La rencontre de Marc Chagall avec Les Fables a lieu en 1926, lorsque le marchand d’art et éditeur Ambroise Vollard lui commande « des illustrations pour une nouvelle édition3 ». L’artiste crée une centaine de gouaches « éblouissantes4 » aux couleurs chatoyantes – en vue de la réalisation des eaux-fortes – comme l’œuvre Fables de La Fontaine : Le Loup et l'Agneau (1950). L’artiste et son éditeur font alors face à de vives critiques xénophobes et antisémites auxquelles Vollard répond dans le journal L’Intransigeant du 8 janvier 19295  et des années plus tard à travers un texte publié à titre posthume dans ce même numéro de Derrière le miroir : « J’édite les Fables de La Fontaine et je choisis Marc Chagall comme illustrateur6. »

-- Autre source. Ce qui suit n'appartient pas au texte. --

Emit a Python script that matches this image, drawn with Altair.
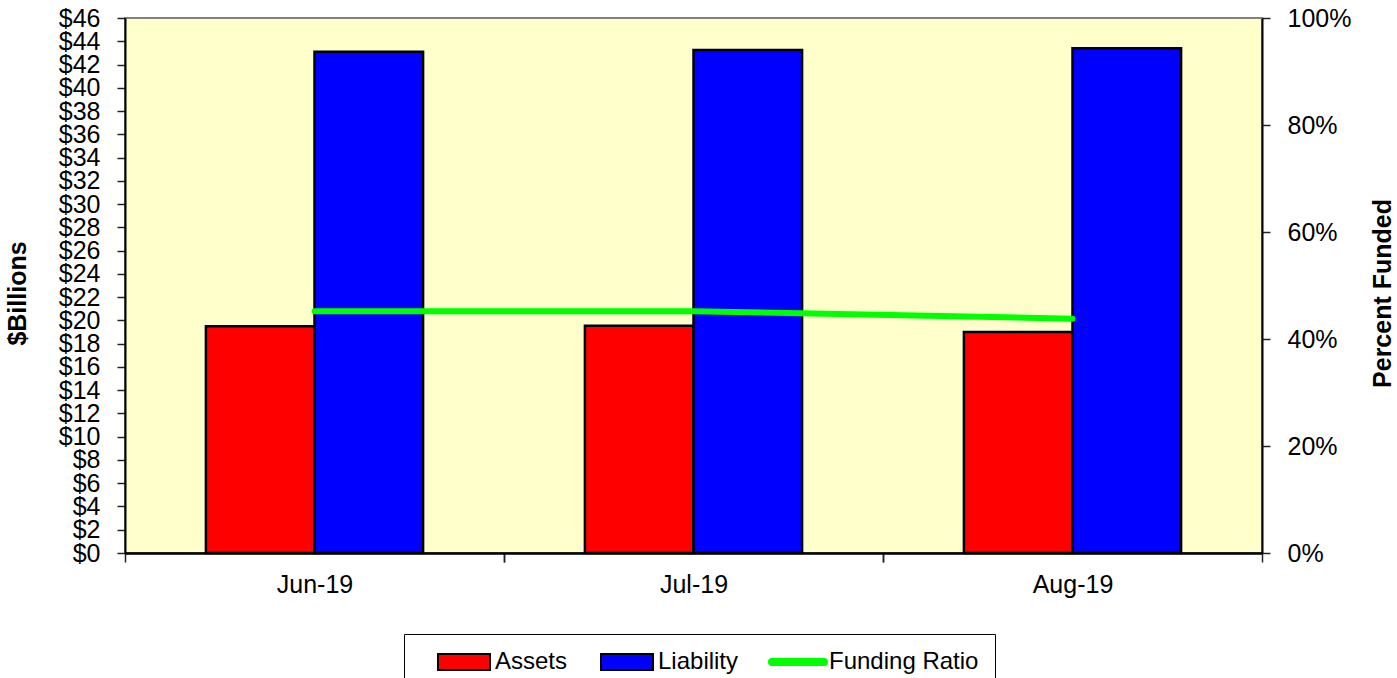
import altair as alt
import pandas as pd

# ---- data ----
months = ["Jun-19", "Jul-19", "Aug-19"]
assets = [19.5, 19.55, 19.0]
liability = [43.1, 43.25, 43.4]
funding_ratio = [0.452, 0.452, 0.438]
series = ["Assets", "Liability", "Funding Ratio"]
colors = ["#FF0000", "#0000FF", "#00FF00"]
left_ticks = list(range(0, 47, 2))
right_ticks = [0, 0.2, 0.4, 0.6, 0.8, 1.0]

bars_df = pd.DataFrame({
    "month": months * 2,
    "series": ["Assets"] * 3 + ["Liability"] * 3,
    "value": assets + liability,
})
line_df = pd.DataFrame({"month": months, "ratio": funding_ratio})

FONT = "Liberation Sans"
RECT = "M-3.25,-1H3.25V1H-3.25Z"
LINE = "M-3.25,-0.375H3.25A0.375,0.375 0 0 1 3.25,0.375H-3.25A0.375,0.375 0 0 1 -3.25,-0.375Z"

STEP = 1137 / 3
P_IN = 0.427
P_OUT = P_IN / 2
HALF_GAP = STEP * P_IN / 2

axis_common = dict(domainColor="black", domainWidth=2, tickColor="#222", tickWidth=1.5)

# main x axis: labels at centre, ticks at left boundaries of each category
x_main = alt.X(
    "month:N", sort=months, title=None,
    scale=alt.Scale(paddingInner=P_IN, paddingOuter=P_OUT),
    axis=alt.Axis(orient="bottom", labelAngle=0, labelFontSize=25, labelFont=FONT,
                  labelColor="black",
                  bandPosition=0, tickOffset=-HALF_GAP, labelOffset=HALF_GAP,
                  tickSize=9, labelPadding=10, **axis_common),
)
# second x axis: only ticks at the right boundaries (gives the final tick)
x_ticks = alt.X(
    "month:N", sort=months, title=None,
    scale=alt.Scale(paddingInner=P_IN, paddingOuter=P_OUT),
    axis=alt.Axis(orient="bottom", labels=False, bandPosition=1, tickOffset=HALF_GAP,
                  tickSize=9, **axis_common),
)

bars = alt.Chart(bars_df).mark_bar(stroke="black", strokeWidth=2.5).encode(
    x=x_main,
    xOffset=alt.XOffset("series:N", sort=series[:2],
                        scale=alt.Scale(paddingInner=0, paddingOuter=0)),
    y=alt.Y("value:Q",
            scale=alt.Scale(domain=[0, 46], nice=False, zero=True),
            axis=alt.Axis(values=left_ticks, labelExpr="'$' + datum.value",
                          title="$Billions", titleFont=FONT, titleFontSize=25,
                          titleFontWeight="bold", titleColor="black", titlePadding=28,
                          titleY=275,
                          labelFont=FONT, labelFontSize=25, labelColor="black",
                          labelOverlap=False, labelPadding=17, tickSize=8,
                          grid=False, **axis_common)),
    color=alt.Color("series:N",
                    scale=alt.Scale(domain=series, range=colors),
                    legend=alt.Legend(
                        title=None, orient="none", legendX=279, legendY=616,
                        direction="horizontal", strokeColor="black", fillColor="white",
                        padding=16,
                        symbolType=alt.ExprRef(f"datum.value === 'Funding Ratio' ? '{LINE}' : '{RECT}'"),
                        symbolSize=256,
                        symbolStrokeColor=alt.ExprRef("datum.value === 'Funding Ratio' ? '#00FF00' : 'black'"),
                        symbolStrokeWidth=2, symbolOffset=32, symbolOpacity=1,
                        labelFont=FONT, labelFontSize=24, labelColor="black",
                        labelOffset=19, columnPadding=15,
                    )),
)

line = alt.Chart(line_df).mark_line(color="#00FF00", strokeWidth=6, strokeCap="round").encode(
    x=x_ticks,
    y=alt.Y("ratio:Q",
            scale=alt.Scale(domain=[0, 1], nice=False),
            axis=alt.Axis(orient="right", values=right_ticks, format=".0%",
                          title="Percent Funded", titleFont=FONT, titleFontSize=25,
                          titleFontWeight="bold", titleColor="black",
                          titleAngle=270, titleBaseline="top", titlePadding=20,
                          titleY=275,
                          labelFont=FONT, labelFontSize=25, labelColor="black",
                          labelPadding=17, tickSize=8, grid=False, **axis_common)),
)

chart = alt.layer(bars, line).resolve_scale(y="independent").resolve_axis(x="independent").properties(
    width=1137, height=535,
    padding={"left": 125, "top": 18, "right": 135, "bottom": 125},
    autosize=alt.AutoSizeParams(type="none"),
    background="white",
).configure_view(fill="#FFFFCC", stroke="#808080", strokeWidth=2)

chart.save("out.html", embed_options={"renderer": "svg", "actions": False})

Après la guerre, Tériade reprend le projet éditorial interrompu par la mort de Vollard7. Chagall, qui s’enracine dans la terre du Midi – notamment à travers l’art de la terre et du feu –, renoue alors avec ce sujet. L’artiste ne recherche pas une similarité plastique avec les gouaches des années 20 mais explore plutôt les qualités intrinsèques que lui offre ce nouveau matériau en incisant la terre – geste faisant écho aux gravures –, comme sur le plat Fables de La Fontaine : Les Deux Pigeons (1950), recouvert d’émail pour un rendu lumineux. Chagall simplifie les formes et les couleurs – aux dominantes tour à tour blanches, ocre, rouges ou bleues – et puise dans son propre bestiaire, formant une « communauté du vivant8 » selon l’expression de Gaston Bachelard. La forme rectangulaire des pièces – rappelant les plaques de cuivre servant aux estampes – épouse celle de la céramique culinaire produite dans la région (notamment dans la ville voisine de Vallauris) et arbore une évidente simplicité qui coïncide avec les débuts de Marc Chagall céramiste à l’atelier des Remparts. 
Tant par l’aspect lustré et décoratif des œuvres que par la représentation de fables, cette série pourrait par ailleurs faire penser à la faïence italienne renaissante. Les céramistes italiens de la majolique9 s’inspiraient de gravures pour réaliser des plats à usage ornemental10, telles des peintures émaillées. Les fables d’Ésope – traduites en Europe à la fin du xve siècle – furent ainsi sujet de pièces réalisées notamment à Deruta et Gubbio, à l’instar du plat Le Faucon et le Chapon (1500) aujourd’hui conservé au Ashmolean Museum à Oxford11 12

En créant cette série de « peintures-céramiques13 », Marc Chagall renouvelle son hommage aux Fables de La Fontaine – déjà représentées à travers gravures et gouaches –, faisant ainsi dialoguer les techniques14. En les façonnant dans la terre, en les ancrant dans la vie quotidienne, il confère à ce monument de la littérature une nouvelle lecture.